Make FIL+ deals more attractive
- FIL+ premium enhances Filecoin Plus, it does not wind it back. Improves the predictability and reliability of the reward.
- FIL+ premium will be more reliable, especially for small providers, because payment doesn’t depend on the consensus lottery. Smaller providers have a relatively harder time getting their blocks included.
- FIL+ premium pays sooner, aligned with the storage deal. The QAP mechanism spreads reward out over the whole sector lifespan. In general it delays rewards, sometimes far after the deal has completed.
- The FIL+ premium pay-out period is smooth, no lottery, and aligned with the deal lifespan.
Make FIL+ performance and reputation more transparent
- With QAP, deal-seeking providers hosting useful data compete with capacity-maximising providers on the same leaderboard, and are completely overshadowed.
- With FIL+ premium, a provider’s verified deal hosting performance is directly observable on chain. The “useful data provider” is a distinct leaderboard upon which the deal-seeking providers can compete, without being overshadowed by capacity-maximising providers who take no deals.
- The QAP mechanism diminishes the apparent contribution by spreading it out over sector lifetime.
Make storage more flexible
- Best storage API would be to treat it as a big fungible bag of sectors: add, remove, update storage freely to satisfy new deals. QAP opposes this, but the FIL+ subsidy would remove all these restrictions.
- The QAP mechanism spreads out the deal’s influence on power over the sector’s lifetime (regardless of deal lifetime). This makes it difficult to change sector content, e.g. to take new deals. FIL+ subsidy removes QAP, which makes sector capacity flexible.
- With QAP, it’s possible to add new data to a sector, but impossible to remove or replace data in a sector because the provider has either been overpaid or underpaid for the deal, depending on deal lifespan. Expired data cannot be removed from a sector. Data cannot be replaced even if the deal is complete.
- Thus, QAP restricts storage to write-once. A provider cannot utilise the full space-time of committed storage for deals; they can only use each byte of space once, regardless of deal duration.
- This limits possibility of features:
- Extending deal by transferring to new sector: only possible exactly at end of original sector lifespan
- Transferring deal to another provider: not possible except at sector expiration
- Taking new deals (”snap-on-snap”): not possible to re-use storage that was already used for one deal, even if the deal is complete. Cannot have a short, full-sector deal, and then replace with another full-sector deal (unless we’re prepared to allow things like 15x or higher power boost).

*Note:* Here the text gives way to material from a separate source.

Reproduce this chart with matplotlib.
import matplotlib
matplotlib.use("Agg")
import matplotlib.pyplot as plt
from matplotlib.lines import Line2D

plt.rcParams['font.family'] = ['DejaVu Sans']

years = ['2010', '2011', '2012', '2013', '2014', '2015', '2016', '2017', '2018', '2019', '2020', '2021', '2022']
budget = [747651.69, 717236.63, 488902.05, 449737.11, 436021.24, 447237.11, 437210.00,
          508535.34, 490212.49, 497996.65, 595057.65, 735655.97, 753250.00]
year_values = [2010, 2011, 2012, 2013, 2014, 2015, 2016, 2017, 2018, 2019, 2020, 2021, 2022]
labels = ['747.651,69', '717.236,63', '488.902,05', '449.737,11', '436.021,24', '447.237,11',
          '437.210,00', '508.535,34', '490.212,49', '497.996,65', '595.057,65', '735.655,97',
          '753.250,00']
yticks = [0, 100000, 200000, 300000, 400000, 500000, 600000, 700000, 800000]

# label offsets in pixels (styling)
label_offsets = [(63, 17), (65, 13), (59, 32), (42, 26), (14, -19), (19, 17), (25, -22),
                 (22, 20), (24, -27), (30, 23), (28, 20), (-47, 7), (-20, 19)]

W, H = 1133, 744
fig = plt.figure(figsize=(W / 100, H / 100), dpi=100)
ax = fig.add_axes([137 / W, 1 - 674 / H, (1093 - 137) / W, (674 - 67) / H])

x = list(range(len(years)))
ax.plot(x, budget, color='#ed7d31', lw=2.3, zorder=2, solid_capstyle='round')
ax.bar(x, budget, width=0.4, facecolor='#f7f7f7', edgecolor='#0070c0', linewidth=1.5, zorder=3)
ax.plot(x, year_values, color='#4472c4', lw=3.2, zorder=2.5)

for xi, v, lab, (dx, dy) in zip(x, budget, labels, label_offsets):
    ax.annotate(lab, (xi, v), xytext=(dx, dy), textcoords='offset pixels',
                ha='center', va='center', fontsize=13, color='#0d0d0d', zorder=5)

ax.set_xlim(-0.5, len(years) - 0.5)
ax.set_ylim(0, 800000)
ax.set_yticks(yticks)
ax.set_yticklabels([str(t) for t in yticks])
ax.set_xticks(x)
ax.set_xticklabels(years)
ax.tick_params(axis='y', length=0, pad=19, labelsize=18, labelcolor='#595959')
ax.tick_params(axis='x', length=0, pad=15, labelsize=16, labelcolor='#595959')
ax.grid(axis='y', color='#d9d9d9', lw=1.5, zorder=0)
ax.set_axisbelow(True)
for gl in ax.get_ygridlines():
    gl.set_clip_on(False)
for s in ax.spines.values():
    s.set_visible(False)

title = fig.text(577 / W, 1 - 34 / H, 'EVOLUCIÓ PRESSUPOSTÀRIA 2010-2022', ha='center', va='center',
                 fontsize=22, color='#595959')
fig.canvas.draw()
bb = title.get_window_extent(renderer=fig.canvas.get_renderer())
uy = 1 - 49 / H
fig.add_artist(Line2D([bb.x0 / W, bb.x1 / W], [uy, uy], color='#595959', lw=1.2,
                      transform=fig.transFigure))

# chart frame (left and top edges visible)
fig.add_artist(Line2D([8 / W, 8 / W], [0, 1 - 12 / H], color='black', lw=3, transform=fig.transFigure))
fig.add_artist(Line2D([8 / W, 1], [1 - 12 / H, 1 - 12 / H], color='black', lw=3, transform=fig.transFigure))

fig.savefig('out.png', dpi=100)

- Capacity deals: client cannot remove or replace data at will, though there might be specific cases that work.
Make storage more valuable
- Storage that is more flexible is more valuable. With FIL+ subsidy, a provider can expect to extract more reward per sector because they can use the full space-time for verified deals, even if those deals are not known when the sector is committed.
- Flexibility incentivises longer sector commitments. QAP incentivises short sector commitments, because some rewards are delayed until sector expiration. QAP then disincentivizes extending sector lifespan, because the storage cannot be re-used for a new deal. A QAP miner needs to re-seal in order to take new deals. With FIL+ subsidy, a provider faces no penalty for making a long commitment up-front, even if they can’t fill the space-time yet.
Enable innovation and iteration speed
- The built-in storage market actor is privileged as the arbiter of deal weight, and hence QA power. The miner actor is tightly coupled to the market actor. E.g. the miner invokes and trusts the built-in market to compute weight/power. The market is consensus-critical, inefficient, and very slow/hard to change (network upgrades).
- This privilege precludes alternative markets built on the FVM from competing (or even being possible at all, without changes to miner). Alternative markets might be more efficient, offer different features, make different trade-offs. Alternative markets will be a critical building block in “storage Lego” (c.f. DeFi “money Lego”).
- FIL+ premium reduces consensus-critical, slow-moving, network-level code. It is a step toward reducing trust in and privilege of the built-in market. It reduces miner actor complexity. It moves code out of the critical trust base and is a step towards markets as pure smart contracts, evolving as fast as their independent development teams desire.
Bonus points
- More scalable. If we want to do exponential storage capacity later, decoupling deals from capacity accounting makes it a lot easier.
- More secure. Consensus power requires linear economic investment in storage hardware. Collusion with FIL+ notaries cannot subvert consensus security.
We probably can’t do this later
- Verified deals occupy 0.39% of storage (0.49% of QA power). So changing now is a relatively small operation. Stakes are limited. Any effects (e.g. changes to deal reward timing) will be small and we have lots of time to observe and react. More design freedom is available.
- If we want these advantages later, changing in the future will be a lot harder if deals occupy a substantially larger portion of space / power.